TASK BRIEF ▸ Leave the pictures out. Return all other data exactly.
***
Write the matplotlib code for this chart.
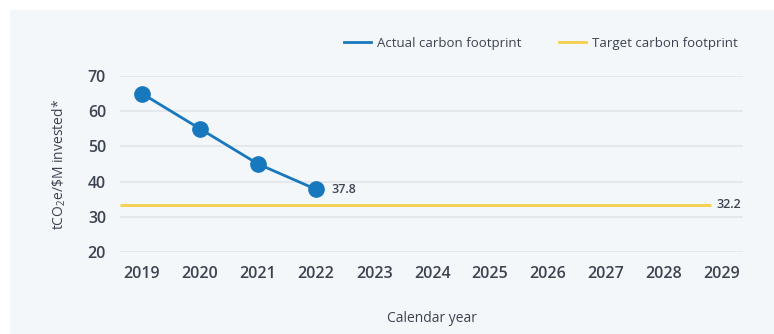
import matplotlib
matplotlib.use("Agg")
import matplotlib.pyplot as plt
from matplotlib.patches import Rectangle
from matplotlib.lines import Line2D

plt.rcParams['font.family'] = ['Open Sans', 'DejaVu Sans']
plt.rcParams['mathtext.fontset'] = 'custom'
plt.rcParams['mathtext.rm'] = 'Open Sans'
plt.rcParams['mathtext.it'] = 'Open Sans'

years = ['2019', '2020', '2021', '2022', '2023', '2024', '2025', '2026', '2027', '2028', '2029']
actual_years = ['2019', '2020', '2021', '2022']
actual_values = [65, 55, 45, 37.8]
target_value = 33.4
target_label = '32.2'
actual_label = '37.8'
yticks = [20, 30, 40, 50, 60, 70]

blue = '#1878be'
yellow = '#f7cf4a'
text_col = '#3b4350'
grid_col = '#e0e5ea'
bg = '#f4f7fa'

fig = plt.figure(figsize=(7.74, 3.34), dpi=100)
fig.patch.set_facecolor('white')
fig.patches.append(Rectangle((10/774, 0), 1, 1 - 10/334, transform=fig.transFigure,
                             facecolor=bg, edgecolor='none', zorder=-10))

ax = fig.add_axes([120/774, 1 - 252/334, (743 - 120)/774, (252 - 76)/334])
ax.set_facecolor('none')
x_all = list(range(len(years)))
xa = [years.index(y) for y in actual_years]

ax.set_xlim(-0.38, len(years) - 1 + 0.36)
ax.set_ylim(yticks[0], yticks[-1])
ax.set_yticks(yticks)
ax.set_xticks(x_all)
ax.set_xticklabels(years)
for s in ax.spines.values():
    s.set_visible(False)
ax.grid(axis='y', color=grid_col, linewidth=1.2, zorder=0)
ax.tick_params(axis='both', length=0, labelsize=11.5, labelcolor=text_col)
ax.tick_params(axis='x', pad=10)
ax.tick_params(axis='y', pad=10)
for lbl in ax.get_xticklabels() + ax.get_yticklabels():
    lbl.set_fontweight('semibold')

ax.plot([-0.38, len(years) - 1 - 0.2], [target_value, target_value], color=yellow,
        linewidth=2, zorder=2, solid_capstyle='butt')
ax.plot(xa, actual_values, color=blue, linewidth=2, marker='o', markersize=11,
        zorder=3, clip_on=False)

ax.annotate(actual_label, (xa[-1], actual_values[-1]), xytext=(11, 0),
            textcoords='offset points', va='center', ha='left', fontsize=9,
            color=text_col, fontweight='semibold')
ax.annotate(target_label, (len(years) - 1 - 0.2, target_value), xytext=(4, 0),
            textcoords='offset points', va='center', ha='left', fontsize=9,
            color=text_col, fontweight='semibold')

ax.set_ylabel(r'tCO$_2$e/\$M invested*', fontsize=10, color=text_col, labelpad=14)
fig.text(432/774, 1 - 319/334, 'Calendar year', ha='center', va='center',
         fontsize=10, color=text_col)

handles = [Line2D([], [], color=blue, linewidth=2),
           Line2D([], [], color=yellow, linewidth=2)]
leg = fig.legend(handles, ['Actual carbon footprint', 'Target carbon footprint'],
                 loc='center right', bbox_to_anchor=(750/774, 1 - 43/334), ncol=2,
                 frameon=False, fontsize=9.5, handlelength=2.1, handletextpad=0.45,
                 columnspacing=2.8, labelcolor=text_col)

fig.savefig('out.png', dpi=100, facecolor=fig.get_facecolor())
***
RESULT OF THIS TASK ▸
Write the matplotlib code for this chart.
import matplotlib
matplotlib.use("Agg")
import matplotlib.pyplot as plt
from matplotlib.patches import Rectangle
from matplotlib.lines import Line2D

plt.rcParams['font.family'] = ['Open Sans', 'DejaVu Sans']
plt.rcParams['mathtext.fontset'] = 'custom'
plt.rcParams['mathtext.rm'] = 'Open Sans'
plt.rcParams['mathtext.it'] = 'Open Sans'

years = ['2019', '2020', '2021', '2022', '2023', '2024', '2025', '2026', '2027', '2028', '2029']
actual_years = ['2019', '2020', '2021', '2022']
actual_values = [65, 55, 45, 37.8]
target_value = 33.4
target_label = '32.2'
actual_label = '37.8'
yticks = [20, 30, 40, 50, 60, 70]

blue = '#1878be'
yellow = '#f7cf4a'
text_col = '#3b4350'
grid_col = '#e0e5ea'
bg = '#f4f7fa'

fig = plt.figure(figsize=(7.74, 3.34), dpi=100)
fig.patch.set_facecolor('white')
fig.patches.append(Rectangle((10/774, 0), 1, 1 - 10/334, transform=fig.transFigure,
                             facecolor=bg, edgecolor='none', zorder=-10))

ax = fig.add_axes([120/774, 1 - 252/334, (743 - 120)/774, (252 - 76)/334])
ax.set_facecolor('none')
x_all = list(range(len(years)))
xa = [years.index(y) for y in actual_years]

ax.set_xlim(-0.38, len(years) - 1 + 0.36)
ax.set_ylim(yticks[0], yticks[-1])
ax.set_yticks(yticks)
ax.set_xticks(x_all)
ax.set_xticklabels(years)
for s in ax.spines.values():
    s.set_visible(False)
ax.grid(axis='y', color=grid_col, linewidth=1.2, zorder=0)
ax.tick_params(axis='both', length=0, labelsize=11.5, labelcolor=text_col)
ax.tick_params(axis='x', pad=10)
ax.tick_params(axis='y', pad=10)
for lbl in ax.get_xticklabels() + ax.get_yticklabels():
    lbl.set_fontweight('semibold')

ax.plot([-0.38, len(years) - 1 - 0.2], [target_value, target_value], color=yellow,
        linewidth=2, zorder=2, solid_capstyle='butt')
ax.plot(xa, actual_values, color=blue, linewidth=2, marker='o', markersize=11,
        zorder=3, clip_on=False)

ax.annotate(actual_label, (xa[-1], actual_values[-1]), xytext=(11, 0),
            textcoords='offset points', va='center', ha='left', fontsize=9,
            color=text_col, fontweight='semibold')
ax.annotate(target_label, (len(years) - 1 - 0.2, target_value), xytext=(4, 0),
            textcoords='offset points', va='center', ha='left', fontsize=9,
            color=text_col, fontweight='semibold')

ax.set_ylabel(r'tCO$_2$e/\$M invested*', fontsize=10, color=text_col, labelpad=14)
fig.text(432/774, 1 - 319/334, 'Calendar year', ha='center', va='center',
         fontsize=10, color=text_col)

handles = [Line2D([], [], color=blue, linewidth=2),
           Line2D([], [], color=yellow, linewidth=2)]
leg = fig.legend(handles, ['Actual carbon footprint', 'Target carbon footprint'],
                 loc='center right', bbox_to_anchor=(750/774, 1 - 43/334), ncol=2,
                 frameon=False, fontsize=9.5, handlelength=2.1, handletextpad=0.45,
                 columnspacing=2.8, labelcolor=text_col)

fig.savefig('out.png', dpi=100, facecolor=fig.get_facecolor())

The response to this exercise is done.